What is London Orbital’s legacy?

4th November 2022

Having finished interviewing Iain Sinclair for our new retrospective film on London Orbital and packed up the filming equipment, we chatted to him as he told us the story of a screening of London Orbital in Milton Keynes, in which only two people turned up. One of the two was a man who had booked to see a screening of another film by Iain, but despite this left before the screening started. The other was a man who had a penchant for running down the hard shoulder of motorways and had used the event as a way to evade the police. He had seen the advert for the screening of a documentary about the M25 and had taken this as a sign. This was not just a sanctuary from the police but divine intervention from the motorway Gods! I brought this up with Chris Petit in my Zoom interview with him and his reply was, “how does he find these people?”

PURCHASE London Orbital on DVD and digitally here

What I loved about the anecdote is that it seems to typify the absurdity of London Orbital. While the initial gesture of London Orbital is itself absurd, who would want to walk or just drive around the M25, a road with no end and no beginning? As Iain reminded us, this was no less absurd than the decision to build the ring road in the first place, a decision that would have made sense in 1956, rather than when construction of the motorway was finally completed in 1986.

London Orbital has been a steady seller for us over the years. It’s undoubtedly the most ‘cult’ film we distribute. Like all cults, its practitioners can look foolish and absurd to outsiders. Iain explained to us how London Orbital’s legacy has been formed by its reconstruction. The man from Milton Keynes was a prophetic figure in this regard. People have taken up and walked their own journeys around the M25 and have remixed the film by adding their own music to it or re-creating the film in their own way. It was this latter trend, which Chris raised in my interview with him unprompted, that he would like to see a shot-for-shot re-make similar to Gus Van Sant’s version of Psycho.

What was so interesting listening to Iain and Chris discuss the legacy of London Orbital is the fact that it went against my thinking of what the film means in 2022. My reading was based on the ideas that London Orbital inhabits, perhaps best typified when I asked both of them if the Ballardian declaration that ‘the future is boring’, was no longer relevant given that the future is doom-laden and fills us with fear. And while both gave very interesting answers to this question, London Orbital’s legacy laid not in the ideas of the film but in its method.

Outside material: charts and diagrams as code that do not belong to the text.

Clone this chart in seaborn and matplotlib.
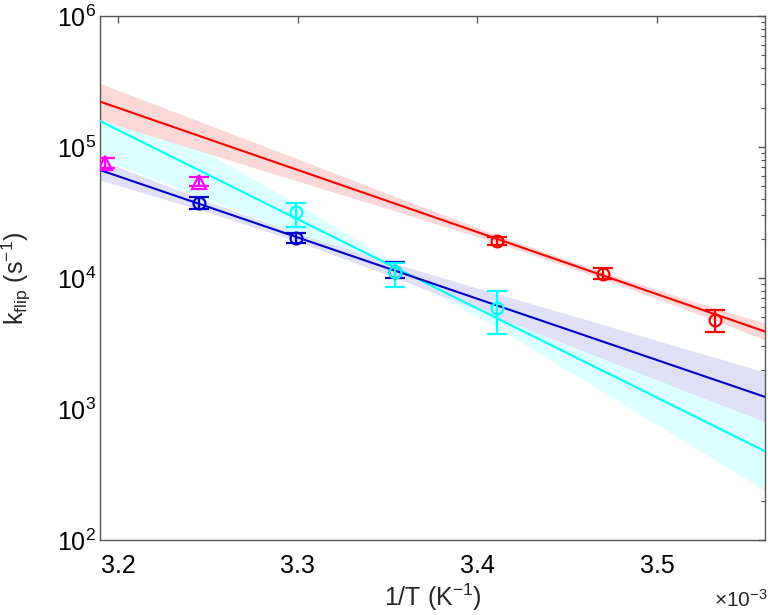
import matplotlib
matplotlib.use("Agg")
import matplotlib.pyplot as plt
import matplotlib.ticker as mticker
import numpy as np
import seaborn as sns

# 1/T in units of 1e-3 K^-1, k_flip in s^-1
inv_t_blue = [3.245, 3.299, 3.354]
k_blue = [37600, 20300, 11100]
k_blue_lo = [33400, 18600, 9950]
k_blue_hi = [41800, 22000, 13300]

inv_t_magenta = [3.193, 3.245]
k_magenta = [76000, 54000]
k_magenta_lo = [69000, 50500]
k_magenta_hi = [83000, 58500]

inv_t_cyan = [3.299, 3.354, 3.411]
k_cyan = [32000, 11200, 5870]
k_cyan_lo = [24400, 8500, 3720]
k_cyan_hi = [37600, 13100, 8000]

inv_t_red = [3.411, 3.470, 3.532]
k_red = [19300, 10740, 4800]
k_red_lo = [17870, 9770, 3850]
k_red_hi = [20650, 11850, 5650]

# Arrhenius fit lines, value at both ends of the x range
fit_x = [3.19, 3.56]
fit_red = [222000, 3900]
fit_blue = [66700, 1236]
fit_cyan = [157800, 475]

# confidence bands of the fits
band_x = [3.19, 3.25, 3.30, 3.355, 3.41, 3.47, 3.53, 3.56]
red_band_hi = [306000, 148300, 81100, 41500, 21500, 11040, 6000, 4530]
red_band_lo = [160700, 89300, 54800, 32200, 18700, 9840, 4880, 3360]
blue_band_hi = [79400, 38400, 21800, 12760, 7640, 4400, 2520, 1910]
blue_band_lo = [56000, 31800, 19000, 9950, 5070, 2415, 1150, 800]
cyan_band_hi = [260000, 90000, 36500, 12850, 5870, 2820, 1360, 950]
cyan_band_lo = [82000, 39700, 21600, 10940, 4260, 1350, 425, 238]

RED = "#ff0000"
BLUE = "#0000cd"
CYAN = "#00ffff"
MAGENTA = "#ff00ff"


def draw_points(ax, x, y, lo, hi, color, marker, size=8.5):
    y = np.asarray(y, dtype=float)
    yerr = [y - np.asarray(lo), np.asarray(hi) - y]
    ax.errorbar(x, y, yerr=yerr, fmt=marker, color=color, mfc="none", mec=color,
                ms=size, mew=1.6, elinewidth=1.6, capsize=7, capthick=1.6, zorder=4)


sns.set_theme(style="white")
plt.rcParams["font.family"] = ["Liberation Sans", "DejaVu Sans"]
plt.rcParams["mathtext.fontset"] = "custom"
plt.rcParams["mathtext.rm"] = "Liberation Sans"
plt.rcParams["mathtext.it"] = "Liberation Sans:italic"
plt.rcParams["mathtext.bf"] = "Liberation Sans:bold"

fig = plt.figure(figsize=(7.68, 6.15), dpi=100)
ax = fig.add_axes([0.1302, 0.122, 0.866, 0.852])
ax.set_yscale("log")

# bands (opaque light fills, red on top)
ax.fill_between(band_x, cyan_band_lo, cyan_band_hi, color="#dcffff", lw=0, zorder=1)
ax.fill_between(band_x, blue_band_lo, blue_band_hi, color="#dfdff5", lw=0, zorder=1)
ax.fill_between(band_x, red_band_lo, red_band_hi, color="#fbd8d8", lw=0, zorder=1)

for ys, col in [(fit_cyan, CYAN), (fit_blue, BLUE), (fit_red, RED)]:
    sns.lineplot(x=fit_x, y=ys, color=col, linewidth=1.5, ax=ax, zorder=3)

draw_points(ax, inv_t_blue, k_blue, k_blue_lo, k_blue_hi, BLUE, "o")
draw_points(ax, inv_t_magenta, k_magenta, k_magenta_lo, k_magenta_hi, MAGENTA, "^", size=10)
draw_points(ax, inv_t_cyan, k_cyan, k_cyan_lo, k_cyan_hi, CYAN, "o")
draw_points(ax, inv_t_red, k_red, k_red_lo, k_red_hi, RED, "o")

ax.set_xlim(3.19, 3.56)
ax.set_ylim(1e2, 1e6)
ax.set_xticks([3.2, 3.3, 3.4, 3.5])
ax.xaxis.set_major_formatter(mticker.FormatStrFormatter("%.1f"))
ax.xaxis.set_minor_locator(mticker.NullLocator())
ax.yaxis.set_major_locator(mticker.LogLocator(base=10, numticks=10))
ax.yaxis.set_minor_locator(mticker.LogLocator(base=10, subs=np.arange(2, 10), numticks=20))
ax.yaxis.set_major_formatter(mticker.LogFormatterMathtext())

ax.tick_params(which="both", direction="in", top=True, right=True,
               colors="#555555", labelcolor="black", labelsize=18)
ax.tick_params(which="major", length=5, width=1)
ax.tick_params(axis="x", which="major", pad=10)
ax.tick_params(axis="y", which="major", pad=3)
ax.tick_params(which="minor", length=3, width=0.8)
for sp in ax.spines.values():
    sp.set_color("#555555")
    sp.set_linewidth(1)

ax.set_xlabel(r"1/T (K$^{-1}$)", fontsize=18)
ax.set_ylabel(r"k$_{\mathrm{flip}}$ (s$^{-1}$)", fontsize=18)
ax.xaxis.set_label_coords(0.5, -0.08)
ax.yaxis.set_label_coords(-0.1, 0.5)
fig.text(0.999, 1 - 600 / 615, r"$\times10^{-3}$", ha="right", va="center", fontsize=15)

fig.savefig("out.png", dpi=100)
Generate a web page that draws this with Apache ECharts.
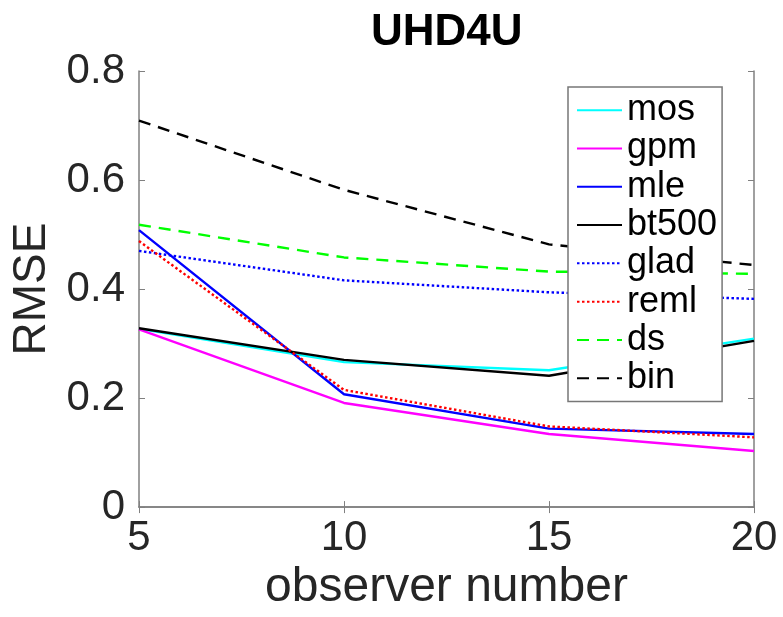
<!DOCTYPE html>
<html>
<head>
<meta charset="utf-8">
<script src="https://cdn.jsdelivr.net/npm/echarts@6/dist/echarts.min.js"></script>
<style>
  html, body { margin: 0; padding: 0; background: #fff; }
  #chart { width: 783px; height: 617px; }
</style>
</head>
<body>
<div id="chart"></div>
<script>
const observers = [5, 10, 15, 20]

const mos   = [0.327, 0.266, 0.251, 0.309]
const gpm   = [0.326, 0.191, 0.134, 0.103]
const mle   = [0.508, 0.207, 0.144, 0.134]
const bt500 = [0.328, 0.270, 0.241, 0.305]
const glad  = [0.470, 0.416, 0.394, 0.382]
const reml  = [0.488, 0.215, 0.148, 0.128]
const ds    = [0.518, 0.458, 0.432, 0.428]
const bin   = [0.709, 0.582, 0.482, 0.444]

const font = 'Liberation Sans, Arial, Helvetica, sans-serif'
const axisGray = '#808080'
const labelColor = '#262626'

function pts(vals) {
  return observers.map((x, i) => [x, vals[i]])
}

function line(name, vals, color, type) {
  return {
    name: name,
    type: 'line',
    data: pts(vals),
    symbol: 'none',
    showSymbol: false,
    lineStyle: { color: color, width: 2.4, type: type },
    itemStyle: { color: color },
    emphasis: { disabled: true },
    animation: false
  }
}

const series = [
  line('mos', mos, '#00ffff', 'solid'),
  line('gpm', gpm, '#ff00ff', 'solid'),
  line('mle', mle, '#0000ff', 'solid'),
  line('bt500', bt500, '#000000', 'solid'),
  line('glad', glad, '#0000ff', [2.5, 2.5]),
  line('reml', reml, '#ff0000', [2.5, 2.5]),
  line('ds', ds, '#00ff00', [12, 8]),
  line('bin', bin, '#000000', [12, 8])
]

const chart = echarts.init(document.getElementById('chart'))

const option = {
  backgroundColor: '#fff',
  animation: false,
  title: {
    text: 'UHD4U',
    left: 366,
    top: 6,
    textStyle: { fontFamily: font, fontSize: 44, fontWeight: 'bold', color: '#000' }
  },
  grid: { left: 139, right: 29, top: 71, bottom: 95 },
  legend: {
    left: 568,
    top: 87,
    orient: 'vertical',
    z: 10,
    padding: [4, 5, 4, 8],
    itemGap: 0,
    itemWidth: 45,
    itemHeight: 14,
    itemStyle: { opacity: 0 },
    backgroundColor: '#fff',
    borderColor: '#777',
    borderWidth: 1.5,
    textStyle: { fontFamily: font, fontSize: 36, color: '#000', lineHeight: 38.3 },
    data: ['mos', 'gpm', 'mle', 'bt500', 'glad', 'reml', 'ds', 'bin']
  },
  xAxis: [
    {
      type: 'value',
      min: 5,
      max: 20,
      interval: 5,
      name: 'observer number',
      nameLocation: 'middle',
      nameGap: 51,
      nameTextStyle: { fontFamily: font, fontSize: 48, color: labelColor },
      axisLine: { lineStyle: { color: axisGray, width: 1.5 } },
      axisTick: { inside: true, length: 6, lineStyle: { color: axisGray } },
      axisLabel: { fontFamily: font, fontSize: 42, color: labelColor, margin: 10 },
      splitLine: { show: false }
    },
    {
      type: 'value',
      position: 'top',
      min: 5,
      max: 20,
      interval: 5,
      axisLine: { lineStyle: { color: axisGray, width: 1.5 } },
      axisTick: { inside: true, length: 6, lineStyle: { color: axisGray } },
      axisLabel: { show: false },
      splitLine: { show: false }
    }
  ],
  yAxis: [
    {
      type: 'value',
      min: 0,
      max: 0.8,
      interval: 0.2,
      name: 'RMSE',
      nameLocation: 'middle',
      nameGap: 84,
      nameTextStyle: { fontFamily: font, fontSize: 46, color: labelColor },
      axisLine: { show: true, lineStyle: { color: axisGray, width: 1.5 } },
      axisTick: { show: true, inside: true, length: 6, lineStyle: { color: axisGray } },
      axisLabel: { fontFamily: font, fontSize: 42, color: labelColor, margin: 14 },
      splitLine: { show: false }
    },
    {
      type: 'value',
      position: 'right',
      min: 0,
      max: 0.8,
      interval: 0.2,
      axisLine: { show: true, lineStyle: { color: axisGray, width: 1.5 } },
      axisTick: { show: true, inside: true, length: 6, lineStyle: { color: axisGray } },
      axisLabel: { show: false },
      splitLine: { show: false }
    }
  ],
  series: series
}

chart.setOption(option)
</script>
</body>
</html>
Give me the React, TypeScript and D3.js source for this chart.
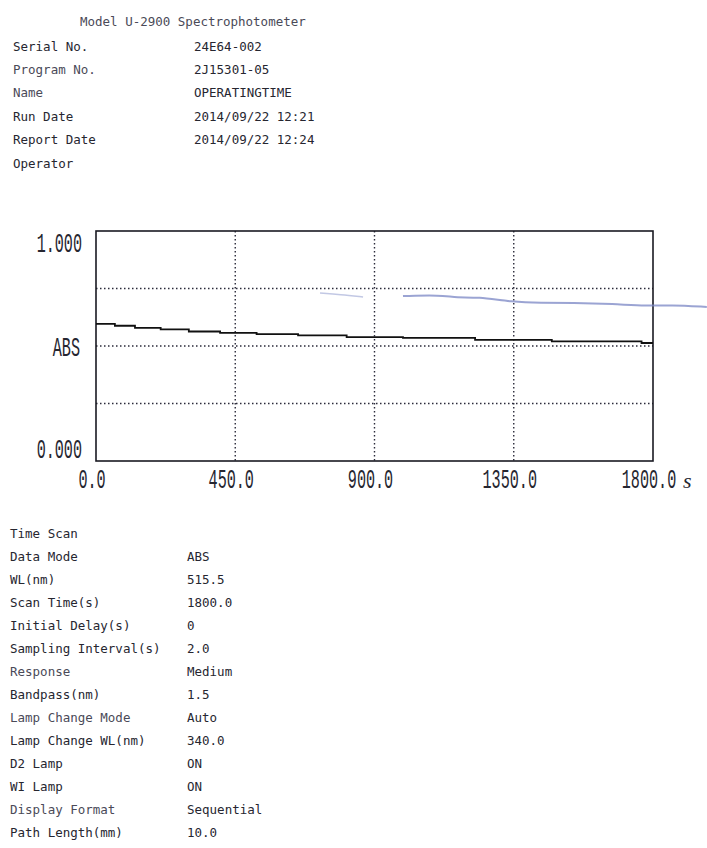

The questions are: how to shoot the M25, how to edit the M25, and how to narrate the M25? With a circular road, what’s your point of entry? These were answered with a method of working, which arguably wouldn’t be possible to do today. As Chris mentions in the new interview, London Orbital was written afterward. There was no shooting schedule, with the film only taking form during the edit, while at the same time the edit informed the filming, with Chris and Iain going out and shooting more material as the film’s editor, Emma Matthews, gave it shape.

Despite the emphasis on the method of London Orbital, I still find myself returning to the ideas of the film. It’s a remark that Chris makes in my interview with him that is germane to this, “London Orbital contains the future in it.” Ballard comments in the film that the M25 marks a transitory zone and I think that the film reflects this, in that it finds itself right in the middle of the legacy of neoliberalism that we are still living with today.

It was made shortly after 9/11 and the war in Afghanistan but just before the invasion of Iraq. Its production was just a few short years before the creation of the surveillance state but just before the Internet transformed our lives and with it, the creation of new forms of surveillance. Indeed, I think about Chris’ comment in the film that new types of surveillance mark “a fundamental revolution in the level and type of voyeurism,” which will result in “the loss of privacy and individuality as previously understood,” speaks directly to us in 2022. Paradoxically then, the film can be seen as both a time capsule of a lost world and an index of our current one.